Segurança Pública alguma é suficientemente eficaz sem a participação popular, ainda que dotada de todos os recursos de investigação.

Como é impossível o Estado ocupar todos os lugares, a população é sempre a principal testemunha dos crimes. É ela que conhece a vítima ou o delinquente, seu comportamento, suas amizades e seus inimigos.

Assim, sem colaboração, especialmente através de serviços como “disque denúncia”, a atuação estatal tende a ser lenta e imprecisa.

Infelizmente, nossa cultura ainda está repleta de comportamentos que a longo e médio prazo acabam contribuindo, direta ou indiretamente, para a escalada da violência.

O distanciamento dos valores da família; a valorização exagerada aos bens materiais; e a apatia perante os órgãos públicos, quando o problema não lhes "pertence" são alguns dos ingredientes que podemos destacar nesse panorama.

Desta forma, antes de cobrarmos mudança da legislação, cuja produção surge como um reflexo momentâneo do sentimento humano coletivo, é importante mudarmos os rumos do comportamento que muitos de nós temos adotado na modernidade.

Costuma-se defender os rigores da lei aos que delinquem, o que em determinadas situações pode parecer justo, mas não raras vezes nos deparamos com tais “defensores” rogando o “jeitinho” quando se encontram na mesma situação. Como nos ensina Ferrajoli, portanto, sigamos as regras, estejamos envolvidos ou não, com o problema que atraiu o Direito Penal.
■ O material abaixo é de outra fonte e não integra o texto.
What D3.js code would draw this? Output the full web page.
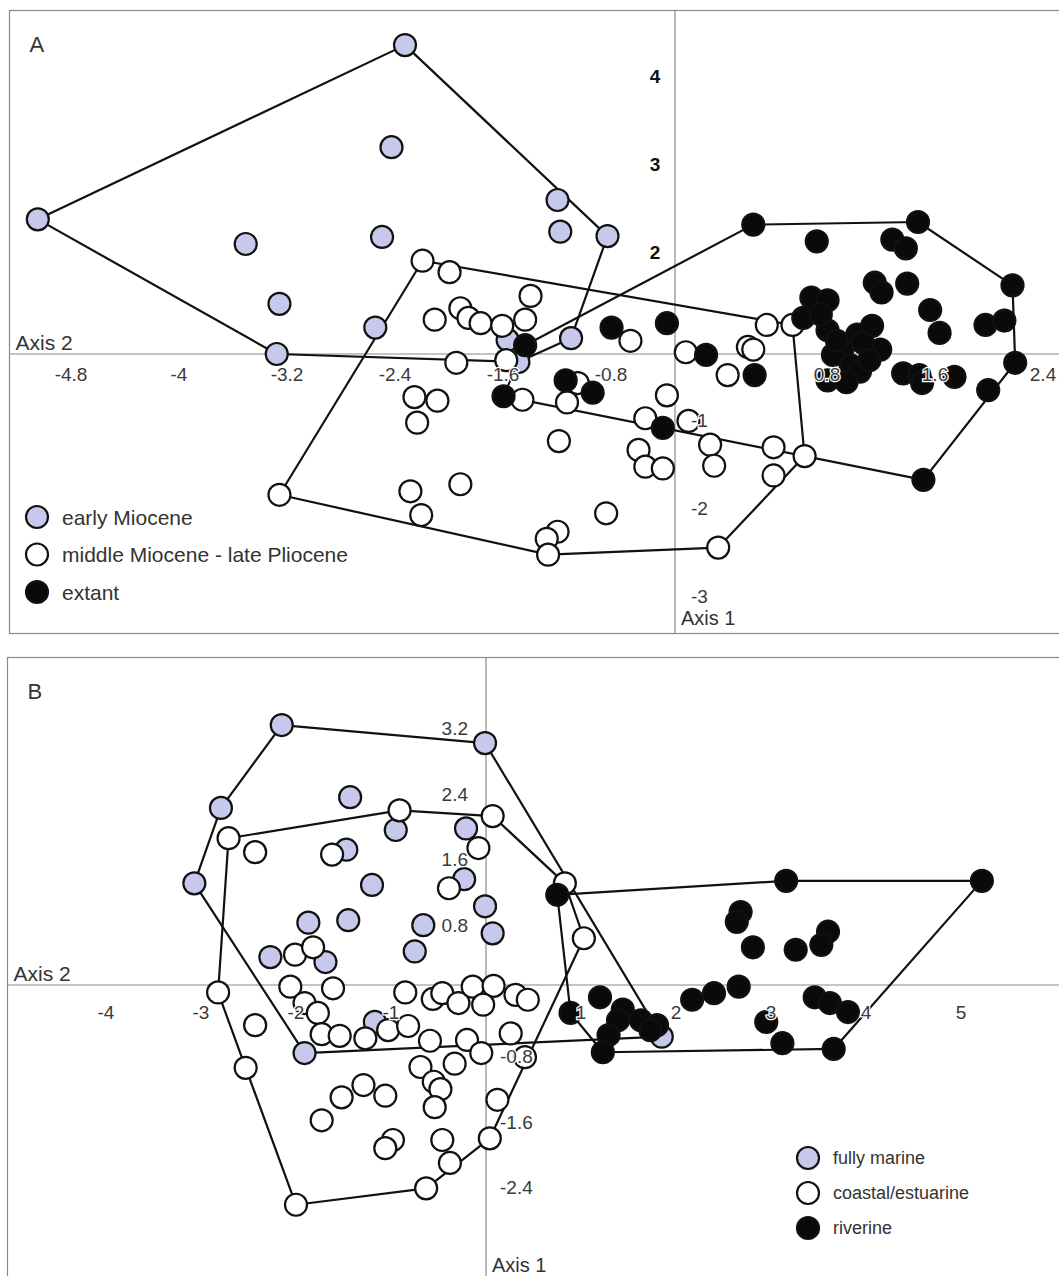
<!DOCTYPE html>
<html>
<head>
<meta charset="utf-8">
<script src="https://cdn.jsdelivr.net/npm/d3@7"></script>
<style>
  body { margin: 0; background: #fff; }
  svg { display: block; }
  text { font-family: "Liberation Sans", Arial, sans-serif; }
</style>
</head>
<body>
<div id="chart"></div>
<script>
// ---- Panel A : by age ----
const earlyMiocene = [
  [-2.00,3.51],[-4.72,1.53],[-2.10,2.35],[-0.87,1.75],[-0.85,1.39],[-0.50,1.34],[-3.18,1.25],
  [-2.17,1.33],[-2.93,0.57],[-2.22,0.30],[-2.95,0.00],[-0.77,0.18],[-1.24,0.16],[-1.16,-0.09]
];
const midMioceneLatePliocene = [
  [-1.87,1.06],[-1.67,0.93],[-1.07,0.66],[-1.78,0.39],[-1.59,0.52],[-1.53,0.41],[-1.44,0.35],
  [-1.28,0.32],[-1.11,0.39],[-1.25,-0.07],[-0.33,0.15],[0.08,0.02],[-1.62,-0.10],[-1.13,-0.52],
  [-0.72,-0.33],[-0.80,-0.55],[-1.93,-0.49],[-1.76,-0.53],[-1.91,-0.78],[-0.86,-0.99],[-0.06,-0.47],
  [-0.22,-0.73],[0.10,-0.76],[0.26,-1.03],[0.29,-1.27],[-0.27,-1.09],[-0.22,-1.28],[-0.09,-1.30],
  [0.73,-1.06],[0.73,-1.38],[0.96,-1.16],[0.68,0.33],[0.87,0.33],[0.54,0.08],[0.58,0.05],
  [0.39,-0.24],[-1.96,-1.56],[-1.59,-1.48],[-1.88,-1.83],[-0.51,-1.81],[-0.87,-2.02],[-0.95,-2.10],
  [-0.94,-2.28],[-2.93,-1.60],[0.32,-2.20]
];
const extant = [
  [-1.11,0.10],[-0.47,0.30],[-0.06,0.35],[-1.27,-0.48],[-0.81,-0.30],[-0.61,-0.44],[-0.09,-0.84],
  [0.23,-0.01],[0.59,-0.24],[0.58,1.47],[1.80,1.50],[1.05,1.28],[1.61,1.30],[1.71,1.20],
  [1.48,0.81],[1.53,0.70],[1.72,0.80],[2.50,0.78],[1.01,0.64],[1.13,0.61],[0.95,0.41],
  [1.89,0.50],[1.96,0.24],[2.30,0.33],[2.44,0.38],[1.13,0.27],[1.24,0.05],[1.35,0.22],
  [1.46,0.32],[1.52,0.05],[1.39,0.13],[1.17,-0.01],[1.30,-0.13],[1.37,-0.20],[1.13,-0.30],
  [1.27,-0.32],[1.69,-0.22],[1.81,-0.24],[1.83,-0.33],[2.07,-0.26],[2.52,-0.10],[2.32,-0.41],
  [1.84,-1.43],[1.44,-0.07],[1.20,0.15],[1.08,0.45]
];
const ticksAx = [-4.8, -4, -3.2, -2.4, -1.6, -0.8, 0.8, 1.6, 2.4];
const ticksAyUp = [4, 3, 2];
const ticksAyDown = [-1, -2, -3];
const legendA = ["early Miocene", "middle Miocene - late Pliocene", "extant"];

// ---- Panel B : by habitat ----
const fullyMarine = [
  [-2.15,3.17],[-2.79,2.16],[-3.07,1.24],[-1.43,2.29],[-1.47,1.65],[-1.87,0.76],[-1.45,0.79],
  [-2.27,0.34],[-1.69,0.28],[-0.01,2.95],[-0.95,1.89],[-0.21,1.91],[-0.23,1.29],[-1.20,1.22],
  [-0.01,0.96],[-0.66,0.73],[0.07,0.63],[-0.75,0.41],[-1.91,-0.83],[-1.17,-0.45],[1.85,-0.63]
];
const coastalEstuarine = [
  [-2.71,1.79],[-2.43,1.62],[-1.62,1.59],[-0.91,2.13],[-0.08,1.67],[-0.39,1.18],[0.07,2.06],
  [0.83,1.24],[1.03,0.57],[-2.01,0.37],[-1.82,0.46],[-2.06,-0.02],[-1.61,-0.04],[-2.82,-0.09],
  [-2.43,-0.49],[-2.53,-1.01],[-2.00,-2.68],[-1.91,-0.22],[-1.77,-0.34],[-1.73,-0.60],[-1.54,-0.62],
  [-1.27,-0.65],[-1.03,-0.55],[-0.82,-0.50],[-0.59,-0.68],[-0.56,-0.17],[-0.46,-0.10],[-0.29,-0.22],
  [-0.14,-0.02],[0.08,-0.01],[-0.03,-0.24],[-0.20,-0.67],[-0.05,-0.83],[-0.33,-0.96],[-0.69,-1.00],
  [-0.55,-1.18],[-0.48,-1.27],[-0.54,-1.49],[-1.29,-1.22],[-1.52,-1.37],[-1.06,-1.35],[-1.73,-1.65],
  [-0.98,-1.89],[-1.06,-1.99],[-0.46,-1.89],[-0.38,-2.17],[-0.63,-2.48],[0.12,-1.40],[0.04,-1.87],
  [0.31,-0.12],[0.44,-0.18],[0.26,-0.59],[0.41,-0.88],[-0.85,-0.09]
];
const riverine = [
  [0.75,1.10],[3.16,1.27],[5.22,1.27],[2.68,0.89],[2.64,0.77],[2.81,0.46],[3.26,0.43],
  [3.60,0.65],[3.53,0.49],[2.66,-0.02],[2.40,-0.10],[2.17,-0.18],[1.20,-0.15],[0.89,-0.34],
  [1.44,-0.30],[1.39,-0.43],[1.63,-0.43],[1.80,-0.49],[1.29,-0.61],[1.23,-0.82],[3.12,-0.71],
  [3.66,-0.78],[2.95,-0.45],[3.46,-0.15],[3.62,-0.22],[3.81,-0.33],[1.73,-0.55]
];
const ticksBx = [-4, -3, -2, -1, 1, 2, 3, 4, 5];
const ticksByUp = [3.2, 2.4, 1.6, 0.8];
const ticksByDown = [-0.8, -1.6, -2.4];
const legendB = ["fully marine", "coastal/estuarine", "riverine"];

const fills = ["#c6c9ec", "#ffffff", "#0a0a0a"];
const R = 11;

const svg = d3.select("#chart").append("svg")
    .attr("width", 1059)
    .attr("height", 1276);

function drawPanel(p) {
    const g = svg.append("g");
    const x = p.x, y = p.y;

    // frame
    g.append("rect")
        .attr("x", p.frame[0]).attr("y", p.frame[1])
        .attr("width", p.frame[2]).attr("height", p.frame[3])
        .attr("fill", "none").attr("stroke", "#8a8a8a").attr("stroke-width", 1.2);

    // axes through origin
    g.append("line")
        .attr("x1", p.frame[0]).attr("x2", 1059)
        .attr("y1", y(0)).attr("y2", y(0))
        .attr("stroke", "#8a8a8a").attr("stroke-width", 1.2);
    g.append("line")
        .attr("x1", x(0)).attr("x2", x(0))
        .attr("y1", p.frame[1]).attr("y2", p.frame[1] + p.frame[3])
        .attr("stroke", "#8a8a8a").attr("stroke-width", 1.2);

    // convex hulls
    p.groups.forEach(pts => {
        const hull = d3.polygonHull(pts.map(d => [x(d[0]), y(d[1])]));
        g.append("path")
            .attr("d", "M" + hull.join("L") + "Z")
            .attr("fill", "none")
            .attr("stroke", "#111")
            .attr("stroke-width", 2.2)
            .attr("stroke-linejoin", "round");
    });

    // points
    p.groups.forEach((pts, i) => {
        g.append("g")
            .selectAll("circle")
            .data(pts)
            .join("circle")
            .attr("cx", d => x(d[0]))
            .attr("cy", d => y(d[1]))
            .attr("r", R)
            .attr("fill", fills[i])
            .attr("stroke", "#111")
            .attr("stroke-width", 2.2);
    });

    // tick labels (drawn on top, with a light halo)
    const lab = g.append("g")
        .attr("font-size", p.tickSize)
        .attr("fill", "#3a3a3a")
        .attr("stroke", "#fff")
        .attr("stroke-width", 2.5)
        .attr("paint-order", "stroke")
        .attr("dominant-baseline", "central");
    lab.selectAll("text.tx")
        .data(p.xTicks)
        .join("text")
        .attr("class", "tx")
        .attr("text-anchor", "middle")
        .attr("x", d => x(d) + p.xTickDx)
        .attr("y", y(0) + p.xTickDy)
        .text(d => d);
    lab.selectAll("text.tyu")
        .data(p.yTicksUp)
        .join("text")
        .attr("class", "tyu")
        .attr("text-anchor", p.yUpAnchor)
        .attr("font-weight", p.yUpWeight)
        .attr("fill", p.yUpWeight === "bold" ? "#111" : "#3a3a3a")
        .attr("x", x(0) + p.yUpDx)
        .attr("y", d => y(d) + p.yUpDy)
        .text(d => d);
    lab.selectAll("text.tyd")
        .data(p.yTicksDown)
        .join("text")
        .attr("class", "tyd")
        .attr("text-anchor", "start")
        .attr("x", x(0) + p.yDownDx)
        .attr("y", d => y(d) + p.yDownDy)
        .text(d => d);

    // axis titles and panel letter
    const t = g.append("g").attr("fill", "#333").attr("dominant-baseline", "central");
    t.append("text").attr("x", p.frame[0] + 6).attr("y", y(0) - 12)
        .attr("font-size", 21).text("Axis 2");
    t.append("text").attr("x", x(0) + 6).attr("y", p.axis1Y)
        .attr("font-size", 20).text("Axis 1");
    t.append("text").attr("x", p.frame[0] + 20).attr("y", p.frame[1] + 34)
        .attr("font-size", 22).text(p.letter);

    // legend
    const lg = g.append("g")
        .selectAll("g")
        .data(p.legend)
        .join("g")
        .attr("transform", (d, i) => `translate(${p.legendX},${p.legendY + i * p.legendStep})`);
    lg.append("circle")
        .attr("r", R)
        .attr("fill", (d, i) => fills[i])
        .attr("stroke", "#111")
        .attr("stroke-width", 2.2);
    lg.append("text")
        .attr("x", 25)
        .attr("dominant-baseline", "central")
        .attr("font-size", p.legendSize)
        .attr("fill", "#333")
        .text(d => d);
}

drawPanel({
    letter: "A",
    frame: [9.5, 10.5, 1100, 623],
    x: d3.scaleLinear().domain([-5, 3]).range([0, 1080]),
    y: d3.scaleLinear().domain([-4, 4]).range([706, 2]),
    groups: [earlyMiocene, midMioceneLatePliocene, extant],
    tickSize: 19,
    xTicks: ticksAx, xTickDx: 44, xTickDy: 20,
    yTicksUp: ticksAyUp, yUpAnchor: "middle", yUpWeight: "bold", yUpDx: -20, yUpDy: 74,
    yTicksDown: ticksAyDown, yDownDx: 16, yDownDy: -22,
    axis1Y: 618,
    legend: legendA, legendX: 37, legendY: 517, legendStep: 37.5, legendSize: 21
});

drawPanel({
    letter: "B",
    frame: [7.5, 657.5, 1100, 700],
    x: d3.scaleLinear().domain([-5, 6]).range([11, 1056]),
    y: d3.scaleLinear().domain([-4, 4]).range([1313, 657]),
    groups: [fullyMarine, coastalEstuarine, riverine],
    tickSize: 19,
    xTicks: ticksBx, xTickDx: 0, xTickDy: 27,
    yTicksUp: ticksByUp, yUpAnchor: "end", yUpWeight: "normal", yUpDx: -18, yUpDy: 6,
    yTicksDown: ticksByDown, yDownDx: 14, yDownDy: 6,
    axis1Y: 1265,
    legend: legendB, legendX: 808, legendY: 1158, legendStep: 35, legendSize: 18
});
</script>
</body>
</html>
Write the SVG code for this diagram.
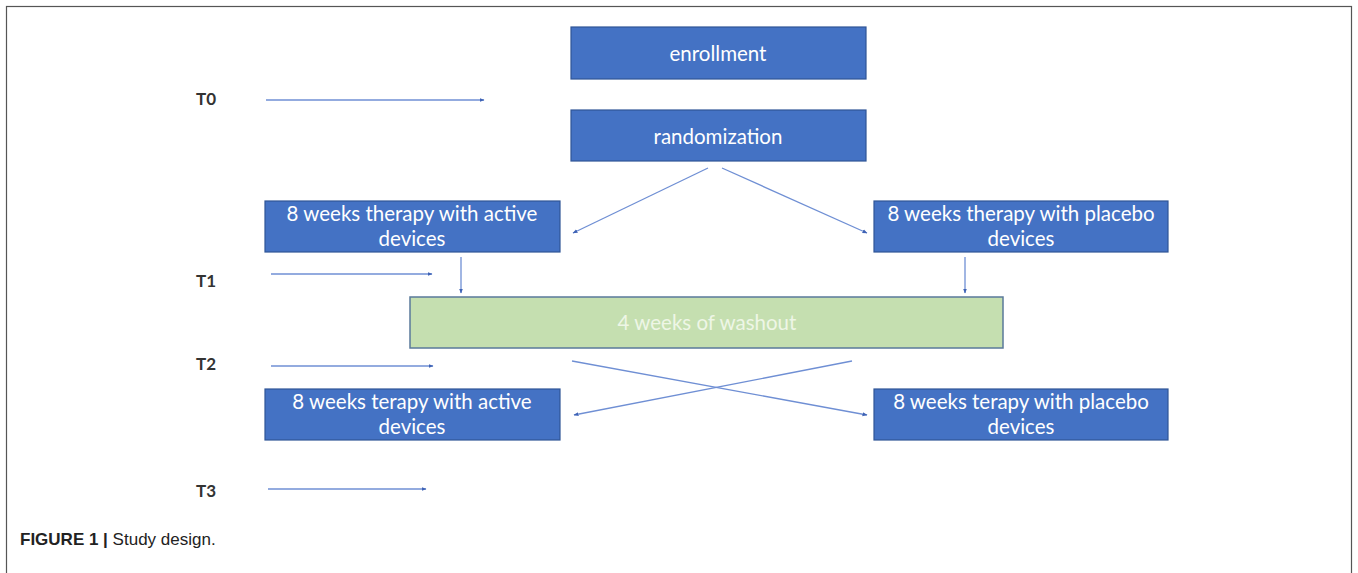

O combate a criminalidade só surtirá efeitos duradouros, por mais leis que tenhamos, quando resolvermos investir na raiz do problema. Com a exaltação de valores que incentivam o respeito e o amor ao próximo, bem como com pesados investimentos em educação (escola em tempo integral pode ser uma alternativa) teremos, assim, uma chance de transformar essa triste realidade em um mundo melhor para as próximas gerações.